Should I have picked an obese or otherwise homely celebrity for the image? Heaven forbid. While some readers might have derived some sadistic enjoyment from that spectacle, it would be more than a little ungallant to post something like this.
And so, I selected this still from the 1989 Tom Hanks film, Turner and Hooch. I once read that eight--count ‘em, eight--different writers worked on its screenplay. What a waste of time, since everyone involved bowed to the inevitable fact that all the really heavy dramatic (and comic!) lifting in the movie was performed by its canine star, who couldn't say an intelligible human line.
As you may remember--or, perhaps, this photo will remind you--this furry “star” was no Brad Pitt when it came to looks.
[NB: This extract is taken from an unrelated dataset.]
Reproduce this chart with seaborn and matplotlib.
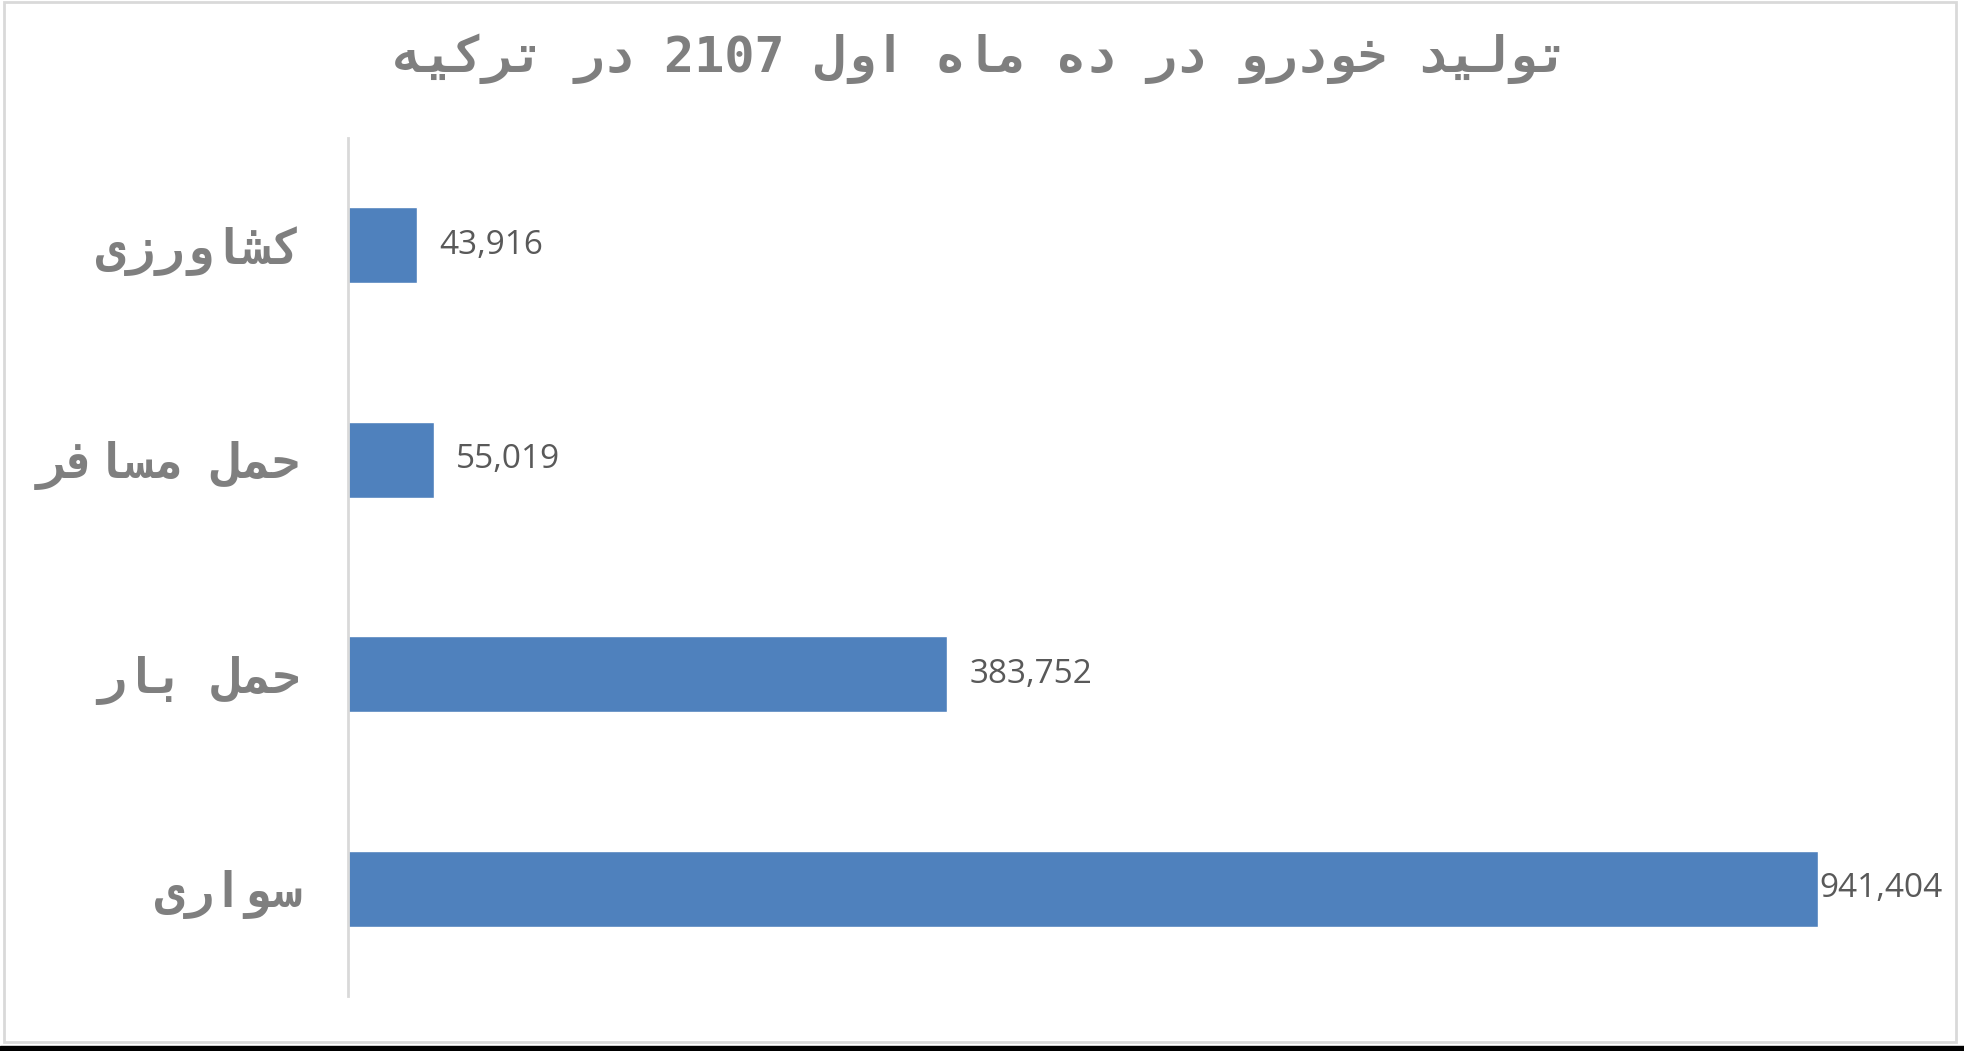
import re
import matplotlib
matplotlib.use("Agg")
import matplotlib.pyplot as plt
from matplotlib.patches import Rectangle
import seaborn as sns
import pandas as pd

# chart data
title = "تولید خودرو در ده ماه اول 2107 در ترکیه"
categories = ["کشاورزی", "حمل مسافر", "حمل بار", "سواری"]
values = [43916, 55019, 383752, 941404]

# isolated, final, initial, medial presentation forms
FORMS = {
    "ا": ("\ufe8d", "\ufe8e", None, None),
    "ب": ("\ufe8f", "\ufe90", "\ufe91", "\ufe92"),
    "ت": ("\ufe95", "\ufe96", "\ufe97", "\ufe98"),
    "ح": ("\ufea1", "\ufea2", "\ufea3", "\ufea4"),
    "خ": ("\ufea5", "\ufea6", "\ufea7", "\ufea8"),
    "د": ("\ufea9", "\ufeaa", None, None),
    "ر": ("\ufead", "\ufeae", None, None),
    "ز": ("\ufeaf", "\ufeb0", None, None),
    "س": ("\ufeb1", "\ufeb2", "\ufeb3", "\ufeb4"),
    "ش": ("\ufeb5", "\ufeb6", "\ufeb7", "\ufeb8"),
    "ف": ("\ufed1", "\ufed2", "\ufed3", "\ufed4"),
    "ل": ("\ufedd", "\ufede", "\ufedf", "\ufee0"),
    "م": ("\ufee1", "\ufee2", "\ufee3", "\ufee4"),
    "ه": ("\ufee9", "\ufeea", "\ufeeb", "\ufeec"),
    "و": ("\ufeed", "\ufeee", None, None),
    "ک": ("\ufb8e", "\ufb8f", "\ufb90", "\ufb91"),
    "ی": ("\ufbfc", "\ufbfd", "\ufbfe", "\ufbff"),
}


def shape(text):
    # join the letters and put them in visual (left to right) order
    out = []
    for i, ch in enumerate(text):
        if ch not in FORMS:
            out.append(ch)
            continue
        prev = text[i - 1] if i > 0 else ""
        nxt = text[i + 1] if i + 1 < len(text) else ""
        join_prev = prev in FORMS and FORMS[prev][2] is not None
        join_next = nxt in FORMS and FORMS[ch][2] is not None
        iso, fin, ini, med = FORMS[ch]
        if join_prev and join_next:
            out.append(med)
        elif join_prev:
            out.append(fin)
        elif join_next:
            out.append(ini)
        else:
            out.append(iso)
    s = "".join(out)[::-1]
    return re.sub(r"[0-9]+", lambda m: m.group(0)[::-1], s)


def main():
    sns.set_style("white")
    ar_font = ["DejaVu Sans Mono", "DejaVu Sans"]
    gray = "#7f7f7f"

    df = pd.DataFrame({"category": [shape(c) for c in categories], "value": values})

    fig = plt.figure(figsize=(19.65, 10.51), dpi=100)
    ax = fig.add_axes([348 / 1965, 55 / 1051, 1561.5 / 1965, 858 / 1051])

    sns.barplot(data=df, x="value", y="category", orient="h", color="#4f81bd",
                width=0.354, saturation=1, ax=ax)

    ax.set_xlim(0, 1_000_000)
    ax.set_ylim(3.5, -0.5)
    ax.set_xlabel("")
    ax.set_ylabel("")
    ax.set_xticks([])
    ax.tick_params(axis="y", length=0, pad=34)
    for lab in ax.get_yticklabels():
        lab.set_fontfamily(ar_font)
        lab.set_fontsize(35)
        lab.set_fontweight("bold")
        lab.set_color(gray)

    for side in ["top", "right", "bottom"]:
        ax.spines[side].set_visible(False)
    ax.spines["left"].set_color("#d9d9d9")
    ax.spines["left"].set_linewidth(2)

    bars = ax.containers[0]
    fmt = [f"{v:,}" for v in values]
    ax.bar_label(bars, labels=fmt[:-1] + [""], padding=16, fontsize=24,
                 color="#595959", family="Open Sans")
    ax.bar_label(bars, labels=[""] * (len(values) - 1) + [fmt[-1]], padding=1,
                 fontsize=24, color="#595959", family="Open Sans")

    fig.text(980 / 1965, 1 - 59 / 1051, shape(title), ha="center", va="center",
             fontsize=36, fontweight="bold", color=gray, family=ar_font)

    # chart area border and bottom strip
    fig.patches.append(Rectangle((4 / 1965, 9 / 1051), 1952 / 1965, 1040 / 1051,
                                 transform=fig.transFigure, fill=False,
                                 edgecolor="#d9d9d9", linewidth=2))
    fig.patches.append(Rectangle((0, 0), 1, 5 / 1051, transform=fig.transFigure,
                                 color="black"))

    fig.savefig("out.png", dpi=100)


if __name__ == "__main__":
    main()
In fact, in the oppressive massiveness of his unpleasant mug, he was more like Charles Laughton.
This image--or something close to it, I suggest--gives a pretty visceral sense of what young boys for years have meant when they refer to less-naturally-advantaged (or, as Professor Hamermesh calls them, “looks-challenged”) members of the opposite sex as “dogs.” The term is boundlessly mean, and I'm afraid that the professor's WPA for the legal profession will do nothing to make its recipients feel better about its sting.
There is another reason why some might resent Professor Hamermesh’s proposal: Discrimination on account of race, ethnicity and sexual orientation was based not simply on social custom but law. Such a superstructure made it virtually impossible for victims to emerge from its restrictions.
By contrast, look around and you’ll see an ugly person triumphant. Perhaps she turned into a swan upon hitting adulthood (believe it or not, without even the plastic surgery the professor believes so necessary for beauty among those not born with it). Perhaps an ugly man became so filthy rich he could not only take over companies but also accumulate trophy wives.
Or perhaps the person entered politics--a profession that, in the famous formulation of former Bill Clinton handler James Carville, is “show business for ugly people.” If you doubt what that can do for you, think of Henry Kissinger, a student so devoid of looks that hardly anyone wanted to sit next to him in the cafeteria at Harvard.
Fast forward two decades, when Herr Doctor, now a senior adviser to President Nixon, squired around the likes of Candice Bergen, Gina Lollobrigida, Samantha Eggar, Marlo Thomas, Persis Khambatta, and even a “Bond girl,” Jill St. John.
No wonder Dr. K felt that power was “the ultimate aphrodisiac.”